Al comitato dei creditori – quale espressione collettiva dell’interesse comune al ceto creditorio – si è voluto affidare quelle maggiori competenze finalizzate ad un maggior coinvolgimento nella gestione della crisi d’impresa che, secondo un’attenta e qualificata dottrina, finirà tuttavia per condizionare l’andamento e l’esito del fallimento. Infatti, in aggiunta alle originarie funzioni consultive e di controllo del comitato, il decreto correttivo attribuisce poteri di autorizzazione per gli atti del curatore (Cfr. artt. 32, 35, 38, 41, 42, 72, 73, 81 e 104-ter l.fall.).
Vi è stato dunque un potenziamento di tale organo che, lungi da divenire strumento dei creditori forti a scapito dei piccoli creditori privati, dovrà invece essere canalizzato sotto il controllo del giudice, verso la massima soddisfazione di tutta la collettività di creditori coinvolti nella crisi aziendale.

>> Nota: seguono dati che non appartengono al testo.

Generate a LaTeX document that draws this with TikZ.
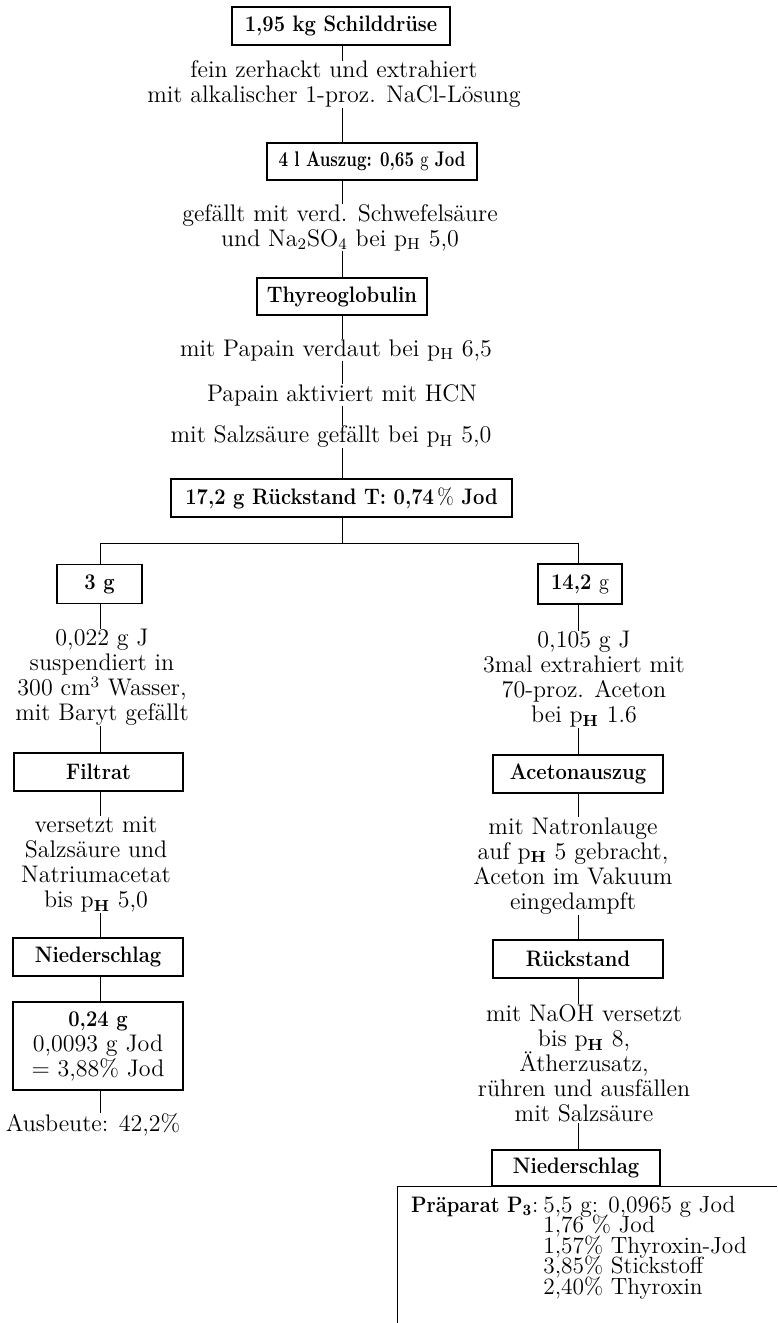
\documentclass[tikz,border=0pt]{standalone}
\newcommand\rmtx{\fontsize{12}{12.5}\selectfont}
\newcommand\rmsm{\fontsize{11.7}{12}\selectfont}
\newcommand\bftx{\fontsize{11.2}{12}\selectfont\bfseries}
\newcommand\bfb[1]{\scalebox{0.9}[1]{\bftx #1}}
\newcommand\bfn[1]{\scalebox{0.78}[1]{\fontsize{10.6}{11}\selectfont\bfseries #1}}
\tikzset{
  box/.style={draw, line width=0.6pt, inner sep=0pt, font=\bftx, align=center},
  txt/.style={inner sep=0pt, align=center, font=\rmtx},
  conn/.style={line width=0.5pt},
  fin/.style={anchor=base west, inner sep=0pt, font=\rmsm},
}
\begin{document}
\begin{tikzpicture}[x=0.5pt,y=-0.5pt]
\useasboundingbox (0,0) rectangle (777,1323);
\coordinate (s) at (342,0);
\coordinate (sl) at (100,0);
\coordinate (sr) at (578,0);
\coordinate (hl) at (100,543);
\coordinate (hr) at (578,543);
% main column
\node[box, minimum width=109pt, minimum height=19pt] (b1) at (341,26) {\bfb{1,95 kg Schilddrüse}};
\node[txt] (t1) at (334,84.5) {fein zerhackt und extrahiert\\mit alkalischer 1-proz. NaCl-Lösung};
\node[box, minimum width=105pt, minimum height=18.5pt] (b2) at (372,161.5) {\bfn{4 l Auszug: 0,65 {\mdseries g} Jod}};
\node[txt] (t2) at (340,227.5) {gefällt mit verd. Schwefelsäure\\und Na\textsubscript{2}SO\textsubscript{4} bei p\textsubscript{H} 5,0};
\node[box, minimum width=85pt, minimum height=18.5pt] (b3) at (342,296.5) {\bfb{Thyreoglobulin}};
\node[txt] (t3) at (336,350) {mit Papain verdaut bei p\textsubscript{H} 6,5};
\node[txt] (t4) at (342,395) {Papain aktiviert mit HCN};
\node[txt] (t5) at (331,437) {mit Salzsäure gefällt bei p\textsubscript{H} 5,0};
\node[box, minimum width=170.5pt, minimum height=19pt] (b4) at (341.5,498) {\bfb{17,2 g Rückstand T: 0,74\,{\mdseries\%} Jod}};
% left branch
\node[box, minimum width=42.5pt, minimum height=19.5pt] (b5) at (99.5,584) {\bfb{3 g}};
\node[txt] (t6) at (102,677.5) {0,022 g J\\suspendiert in\\300 cm\textsuperscript{3} Wasser,\\mit Baryt gefällt};
\node[box, minimum width=84.5pt, minimum height=19pt] (b6) at (98.5,772) {\bfb{Filtrat}};
\node[txt] (t7) at (96,864.5) {versetzt mit\\Salzsäure und\\Natriumacetat\\bis p\textsubscript{\textbf{H}} 5,0};
\node[box, minimum width=85pt, minimum height=19pt] (b7) at (98,957) {\bfb{Niederschlag}};
\node[box, minimum width=85pt, minimum height=44pt, font=\rmtx] (b8) at (98,1046) {\bfb{0,24 g}\\0,0093 g Jod\\= 3,88\% Jod};
\node[txt] (t8) at (93,1125) {Ausbeute: 42,2\%};
% right branch
\node[box, minimum width=42pt, minimum height=20pt] (b9) at (580,584) {\bfb{14,2 {\mdseries g}}};
\node[txt] (t9) at (584,679.5) {0,105 g J\\3mal extrahiert mit\\70-proz. Aceton\\bei p\textsubscript{\textbf{H}} 1.6};
\node[box, minimum width=85pt, minimum height=19pt] (b10) at (578,774) {\bfb{Acetonauszug}};
\node[txt] (t10) at (573,866) {mit Natronlauge\\auf p\textsubscript{\textbf{H}} 5 gebracht,\\Aceton im Vakuum\\eingedampft};
\node[box, minimum width=85pt, minimum height=19pt] (b11) at (578,959) {\bfb{Rückstand}};
\node[txt] (t11) at (584,1063.5) {mit NaOH versetzt\\bis p\textsubscript{\textbf{H}} 8,\\Ätherzusatz,\\rühren und ausfällen\\mit Salzsäure};
\node[box, minimum width=84pt, minimum height=18pt] (b12) at (576,1168) {\bfb{Niederschlag}};
% final preparation
\coordinate (pl) at (397,1186);
\coordinate (pr) at (777,1186);
\coordinate (pb) at (397,1323);
\node[anchor=base east, inner sep=0pt] (p0) at (539,1212) {\bfb{Präparat P\textsubscript{3}}\rmsm:};
\node[fin] (p1) at (543,1212) {5,5 g: 0,0965 g Jod};
\node[fin] (p2) at (543,1232.5) {1,76 \% Jod};
\node[fin] (p3) at (543,1253) {1,57\% Thyroxin-Jod};
\node[fin] (p4) at (543,1273.5) {3,85\% Stickstoff};
\node[fin] (p5) at (543,1294) {2,40\% Thyroxin};
% connectors main
\draw[conn] (s |- b1.south) -- (s |- t1.north);
\draw[conn] (s |- t1.south) -- (s |- b2.north);
\draw[conn] (s |- b2.south) -- (s |- t2.north);
\draw[conn] (s |- t2.south) -- (s |- b3.north);
\draw[conn] (s |- b3.south) -- (s |- t3.north);
\draw[conn] (s |- t3.south) -- (s |- t4.north);
\draw[conn] (s |- t4.south) -- (s |- t5.north);
\draw[conn] (s |- t5.south) -- (s |- b4.north);
\draw[conn] (s |- b4.south) -- (s |- hl);
\draw[conn] (hl |- b5.north) -- (hl) -- (hr) -- (hr |- b9.north);
% connectors left
\draw[conn] (sl |- b5.south) -- (sl |- t6.north);
\draw[conn] (sl |- t6.south) -- (sl |- b6.north);
\draw[conn] (sl |- b6.south) -- (sl |- t7.north);
\draw[conn] (sl |- t7.south) -- (sl |- b7.north);
\draw[conn] (sl |- b7.south) -- (sl |- b8.north);
\draw[conn] (sl |- b8.south) -- (sl |- t8.north);
% connectors right
\draw[conn] (sr |- b9.south) -- (sr |- t9.north);
\draw[conn] (sr |- t9.south) -- (sr |- b10.north);
\draw[conn] (sr |- b10.south) -- (sr |- t10.north);
\draw[conn] (sr |- t10.south) -- (sr |- b11.north);
\draw[conn] (sr |- b11.south) -- (sr |- t11.north);
\draw[conn] (sr |- t11.south) -- (sr |- b12.north);
\draw[conn] (pr) -- (pl) -- (pb);
\end{tikzpicture}
\end{document}
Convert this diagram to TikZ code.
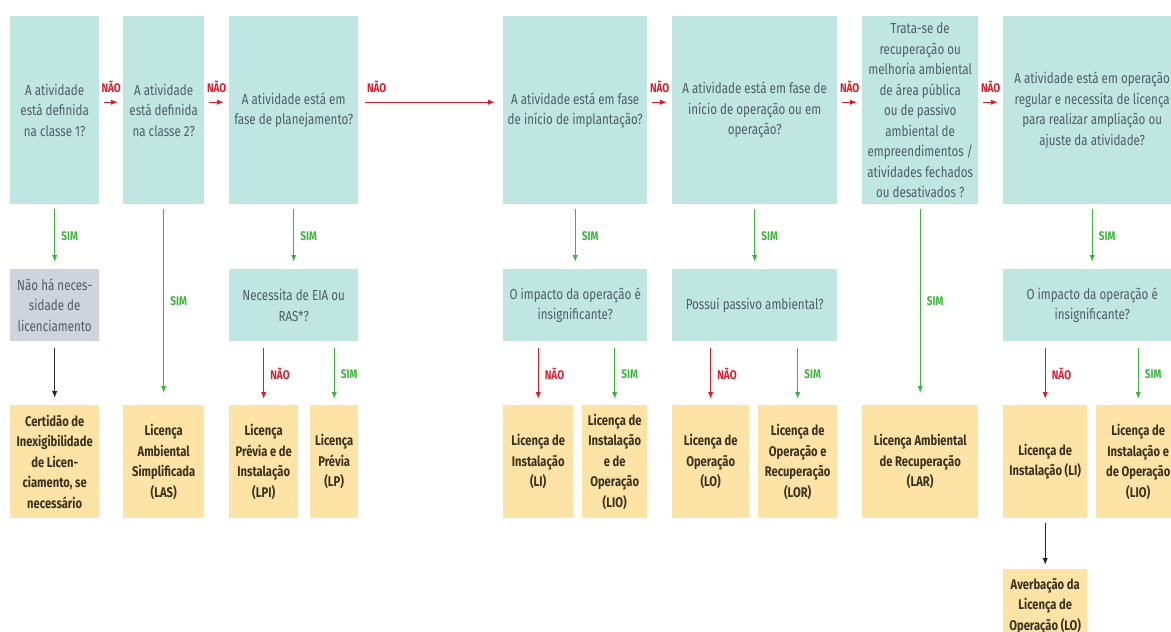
\documentclass[tikz,border=0pt]{standalone}
\usepackage{fontspec}
\setmainfont{Fira Sans}[FakeStretch=0.8]
\usepackage{xcolor}
\usepackage{tikz}
\usetikzlibrary{calc}
\usetikzlibrary{arrows.meta}

\definecolor{boxteal}{HTML}{C0E6E1}
\definecolor{boxgray}{HTML}{CFD3DC}
\definecolor{boxorange}{HTML}{FDE3A5}
\definecolor{qtext}{HTML}{4F5D66}
\definecolor{ltext}{HTML}{3A3120}
\definecolor{naored}{HTML}{D3202E}
\definecolor{simgreen}{HTML}{3DB43D}

\tikzset{
	question/.style={rectangle, anchor=north west, fill=boxteal, text=qtext, align=center, inner sep=1pt, font=\fontsize{14.5}{20.5}\selectfont},
	nolicence/.style={question, fill=boxgray},
	licence/.style={rectangle, anchor=north west, fill=boxorange, text=ltext, align=center, inner sep=1pt, font=\fontsize{14}{20.5}\selectfont\bfseries},
	naoline/.style={->, draw=naored, line width=1.3pt},
	simline/.style={->, draw=simgreen, line width=1.3pt},
	blackline/.style={->, draw=black!85, line width=1.3pt},
	naolabel/.style={text=naored, inner sep=1pt, font=\fontsize{12.5}{14}\selectfont\bfseries},
	simlabel/.style={text=simgreen, inner sep=1pt, font=\fontsize{12.5}{14}\selectfont\bfseries},
}

\begin{document}
\begin{tikzpicture}[x=1pt, y=-1pt, >={Latex[length=7pt,width=5.5pt]}]
		\useasboundingbox (0,0) rectangle (1171,632);
		\clip (0,0) rectangle (1171,632);

		%elements - first row
		\node [question] at (10,16) (q1) [minimum width=89pt, minimum height=188pt] {A atividade\\está definida\\na classe 1?};
		\node [question] at (123,16) (q2) [minimum width=81pt, minimum height=188pt] {A atividade\\está definida\\na classe 2?};
		\node [question] at (229,16) (q3) [minimum width=129pt, minimum height=188pt] {A atividade está em\\fase de planejamento?};
		\node [question] at (503,16) (q4) [minimum width=144pt, minimum height=188pt] {A atividade está em fase\\de início de implantação?};
		\node [question] at (672,16) (q5) [minimum width=165pt, minimum height=188pt] {A atividade está em fase de\\início de operação ou em\\operação?};
		\node [question] at (862,16) (q6) [minimum width=116pt, minimum height=188pt] {Trata-se de\\recuperação ou\\melhoria ambiental\\de área pública\\ou de passivo\\ambiental de\\empreendimentos /\\atividades fechados\\ou desativados ?};
		\node [question] at (1003,16) (q7) [minimum width=178pt, minimum height=188pt] {A atividade está em operação\\regular e necessita de licença\\para realizar ampliação ou\\ajuste da atividade?};

		%elements - second row
		\node [nolicence] at (10,269) (g1) [minimum width=89pt, minimum height=72pt] {Não há neces-\\sidade de\\licenciamento};
		\node [question] at (229,269) (q3b) [minimum width=129pt, minimum height=72pt] {Necessita de EIA ou\\RAS*?};
		\node [question] at (503,269) (q4b) [minimum width=144pt, minimum height=72pt] {O impacto da operação é\\insignificante?};
		\node [question] at (672,269) (q5b) [minimum width=165pt, minimum height=72pt] {Possui passivo ambiental?};
		\node [question] at (1003,269) (q7b) [minimum width=178pt, minimum height=72pt] {O impacto da operação é\\insignificante?};

		%elements - licences
		\node [licence] at (10,405) (l1) [minimum width=89pt, minimum height=113pt] {Certidão de\\Inexigibilidade\\de Licen-\\ciamento, se\\necessário};
		\node [licence] at (123,405) (l2) [minimum width=81pt, minimum height=113pt] {Licença\\Ambiental\\Simplificada\\(LAS)};
		\node [licence] at (229,405) (lpi) [minimum width=69pt, minimum height=113pt] {Licença\\Prévia e de\\Instalação\\(LPI)};
		\node [licence] at (310,405) (lp) [minimum width=48pt, minimum height=113pt] {Licença\\Prévia\\(LP)};
		\node [licence] at (503,405) (li) [minimum width=70pt, minimum height=113pt] {Licença de\\Instalação\\(LI)};
		\node [licence] at (582,405) (lio) [minimum width=65pt, minimum height=113pt] {Licença de\\Instalação\\e de\\Operação\\(LIO)};
		\node [licence] at (672,405) (lo) [minimum width=77pt, minimum height=113pt] {Licença de\\Operação\\(LO)};
		\node [licence] at (758,405) (lor) [minimum width=79pt, minimum height=113pt] {Licença de\\Operação e\\Recuperação\\(LOR)};
		\node [licence] at (862,405) (lar) [minimum width=116pt, minimum height=113pt] {Licença Ambiental\\de Recuperação\\(LAR)};
		\node [licence] at (1003,405) (li2) [minimum width=84pt, minimum height=113pt] {Licença de\\Instalação (LI)};
		\node [licence] at (1096,405) (lio2) [minimum width=84pt, minimum height=113pt] {Licença de\\Instalação e\\de Operação\\(LIO)};
		\node [licence] at (1003,569) (av) [minimum width=84pt, minimum height=74pt] {Averbação da\\Licença de\\Operação (LO)};

		%arrows - NAO along the top
		\draw [naoline] ([xshift=5pt,yshift=8pt]q1.east) -- ([xshift=-5pt,yshift=8pt]q2.west) node [naolabel, midway, above=8pt] {NÃO};
		\draw [naoline] ([xshift=5pt,yshift=8pt]q2.east) -- ([xshift=-5pt,yshift=8pt]q3.west) node [naolabel, midway, above=8pt] {NÃO};
		\draw [naoline] ([xshift=7pt,yshift=8pt]q3.east) -- ([xshift=-8pt,yshift=8pt]q4.west) node [naolabel, pos=0, anchor=south west, yshift=8pt] {NÃO};
		\draw [naoline] ([xshift=5pt,yshift=8pt]q4.east) -- ([xshift=-5pt,yshift=8pt]q5.west) node [naolabel, midway, above=8pt] {NÃO};
		\draw [naoline] ([xshift=5pt,yshift=8pt]q5.east) -- ([xshift=-5pt,yshift=8pt]q6.west) node [naolabel, midway, above=8pt] {NÃO};
		\draw [naoline] ([xshift=5pt,yshift=8pt]q6.east) -- ([xshift=-5pt,yshift=8pt]q7.west) node [naolabel, midway, above=8pt] {NÃO};

		%arrows - down
		\draw [simline] ([yshift=-5pt]q1.south) -- ([yshift=7pt]g1.north) node [simlabel, midway, right=5pt] {SIM};
		\draw [blackline] ([yshift=-7pt]g1.south) -- ([yshift=7pt]l1.north);
		\draw [simline] ([yshift=-5pt]q2.south) -- ([yshift=12pt]l2.north) node [simlabel, midway, right=5pt] {SIM};
		\draw [simline] ([yshift=-5pt]q3.south) -- ([yshift=7pt]q3b.north) node [simlabel, midway, right=5pt] {SIM};
		\draw [naoline] ([yshift=-7pt]q3b.south -| lpi.north) -- ([yshift=6pt]lpi.north) node [naolabel, midway, right=5pt] {NÃO};
		\draw [simline] ([yshift=-7pt]q3b.south -| lp.north) -- ([yshift=6pt]lp.north) node [simlabel, midway, right=5pt] {SIM};
		\draw [simline] ([yshift=-5pt]q4.south) -- ([yshift=7pt]q4b.north) node [simlabel, midway, right=5pt] {SIM};
		\draw [naoline] ([yshift=-7pt]q4b.south -| li.north) -- ([yshift=6pt]li.north) node [naolabel, midway, right=5pt] {NÃO};
		\draw [simline] ([yshift=-7pt]q4b.south -| lio.north) -- ([yshift=6pt]lio.north) node [simlabel, midway, right=5pt] {SIM};
		\draw [simline] ([yshift=-5pt]q5.south) -- ([yshift=7pt]q5b.north) node [simlabel, midway, right=5pt] {SIM};
		\draw [naoline] ([yshift=-7pt]q5b.south -| lo.north) -- ([yshift=6pt]lo.north) node [naolabel, midway, right=5pt] {NÃO};
		\draw [simline] ([yshift=-7pt]q5b.south -| lor.north) -- ([yshift=6pt]lor.north) node [simlabel, midway, right=5pt] {SIM};
		\draw [simline] ([yshift=-5pt]q6.south) -- ([yshift=12pt]lar.north) node [simlabel, midway, right=5pt] {SIM};
		\draw [simline] ([yshift=-5pt]q7.south) -- ([yshift=7pt]q7b.north) node [simlabel, midway, right=5pt] {SIM};
		\draw [naoline] ([yshift=-7pt]q7b.south -| li2.north) -- ([yshift=6pt]li2.north) node [naolabel, midway, right=5pt] {NÃO};
		\draw [simline] ([yshift=-7pt]q7b.south -| lio2.north) -- ([yshift=6pt]lio2.north) node [simlabel, midway, right=5pt] {SIM};
		\draw [blackline] ([yshift=-5pt]li2.south) -- ([yshift=4pt]av.north);
\end{tikzpicture}
\end{document}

Il risanamento e il recupero della crisi e/o insolvenza dell’impresa diventano dunque i due principali obiettivi che si è posto il nuovo regolamento delle procedure concorsuali, finalizzati alla rigenerazione di ricchezza e al salvataggio dei posti di lavoro, che lasceranno lo spazio alla liquidazione dell’azienda solo se concretamente inattuabili.
E’ in tale contesto si colloca il concordato fallimentare che da “modo di chiusura del tutto speciale e processualmente non naturale” (Roncoletta, Del concordato, in Codice del fallimento, a causa di P. Pajardi, quarta ed. p. 900) diventa strumento finalizzato all’ultimo tentativo di risanamento dell’azienda.